For Matthew Kirk, director of external affairs at British mobile network operator Vodafone Group, it's OK to charge to prioritize the traffic of certain content providers -- as long as all providers of a particular kind of traffic (video, say, or VoIP) are offered the same terms.

Benjamin Bayart, chairman of French Data Network, on the other hand, sees no justification for prioritizing, or charging for, different kinds of traffic differently. Filtering packets to see whether they contain e-mail is a violation of the secrecy of private correspondence, he said.

A delegate from the Swedish telecommunications regulator wondered whether network operators would be forced to spell out in laborious detail which protocols their "Internet" access services would carry, which they would block and which they would delay depending on the source.

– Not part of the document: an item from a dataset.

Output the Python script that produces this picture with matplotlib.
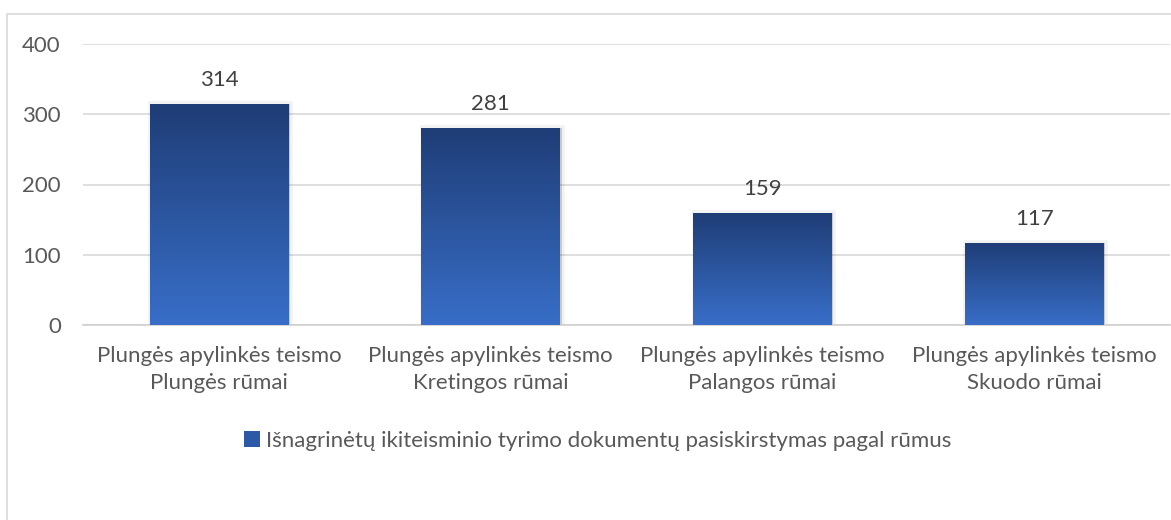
import numpy as np
import matplotlib.pyplot as plt
from matplotlib.colors import LinearSegmentedColormap
from matplotlib.patches import Rectangle
import matplotlib.patheffects as pe

categories = [
    "Plungės apylinkės teismo\nPlungės rūmai",
    "Plungės apylinkės teismo\nKretingos rūmai",
    "Plungės apylinkės teismo\nPalangos rūmai",
    "Plungės apylinkės teismo\nSkuodo rūmai",
]
values = [314, 281, 159, 117]
series_name = "Išnagrinėtų ikiteisminio tyrimo dokumentų pasiskirstymas pagal rūmus"
yticks = [0, 100, 200, 300, 400]

plt.rcParams['font.family'] = ['Lato', 'DejaVu Sans']
text_color = '#595959'
top_color = '#1f3d76'
bottom_color = '#386ec8'
grad = LinearSegmentedColormap.from_list('bar', [bottom_color, top_color])

fig = plt.figure(figsize=(11.71, 5.20), dpi=100)
# chart border like the office chart frame
fig.patches.append(Rectangle((7 / 1171, -0.1), 1.2, 1 - 14 / 520 + 0.1,
                             transform=fig.transFigure, fill=False,
                             edgecolor='#d9d9d9', linewidth=1.2))

ax = fig.add_axes([83 / 1171, 1 - 325 / 520, (1170 - 83) / 1171, (325 - 44) / 520])
x = np.arange(len(values))
width = 0.51
bars = ax.bar(x, values, width=width, color='none', zorder=3)

grad_img = np.linspace(0, 1, 256).reshape(-1, 1)
for b, v in zip(bars, values):
    x0 = b.get_x()
    # soft shadow
    ax.add_patch(Rectangle((x0 + 0.006, 0), width, v, facecolor='#000000',
                           alpha=0.12, zorder=2, linewidth=0,
                           path_effects=[pe.withStroke(linewidth=4, foreground='#000000', alpha=0.05)]))
    im = ax.imshow(grad_img, cmap=grad, aspect='auto', origin='lower',
                   extent=(x0, x0 + width, 0, v), zorder=3)
    im.set_clip_path(b)
    ax.text(b.get_x() + width / 2, v + 20, str(v), ha='center', va='bottom',
            fontsize=16, color='#404040', zorder=4)

ax.set_xlim(-0.5, len(values) - 0.5)
ax.set_ylim(0, 400)
ax.set_yticks(yticks)
ax.set_xticks(x)
ax.set_xticklabels(categories, fontsize=16, color=text_color, linespacing=1.45)
ax.tick_params(axis='y', labelsize=16, labelcolor=text_color, length=0, pad=16)
ax.tick_params(axis='x', length=0, pad=15)
ax.grid(axis='y', color='#d9d9d9', linewidth=1.2, zorder=0)
ax.set_axisbelow(True)
for s in ['top', 'right', 'left']:
    ax.spines[s].set_visible(False)
ax.spines['bottom'].set_color('#d0d0d0')
ax.spines['bottom'].set_linewidth(1.2)

handle = Rectangle((0, 0), 1, 1, facecolor='#2c58a8')
fig.legend([handle], [series_name], loc='center', bbox_to_anchor=(598 / 1171, 1 - 441 / 520),
           frameon=False, fontsize=16, labelcolor=text_color, handlelength=0.7,
           handleheight=0.7, handletextpad=0.3)

fig.savefig('out.png', dpi=100)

Google Senior Policy Director Richard Whitt said transparency was key, and suggested that operators only be allowed to advertise a service as "Internet access" if it offers full access to all Internet services without interference from the operator.

French mobile network operators already face a number of legal challenges to their use of the term "unlimited Internet access" in advertising, because the services so advertised imposed limits either on the services that could be accessed or the volume of data that could be transmitted. Stéphane Richard, newly appointed CEO of France Télécom, said his company had overused the word "unlimited" for things that weren't really unlimited.

"We have to end a certain number of commercial practices of this sort," he said.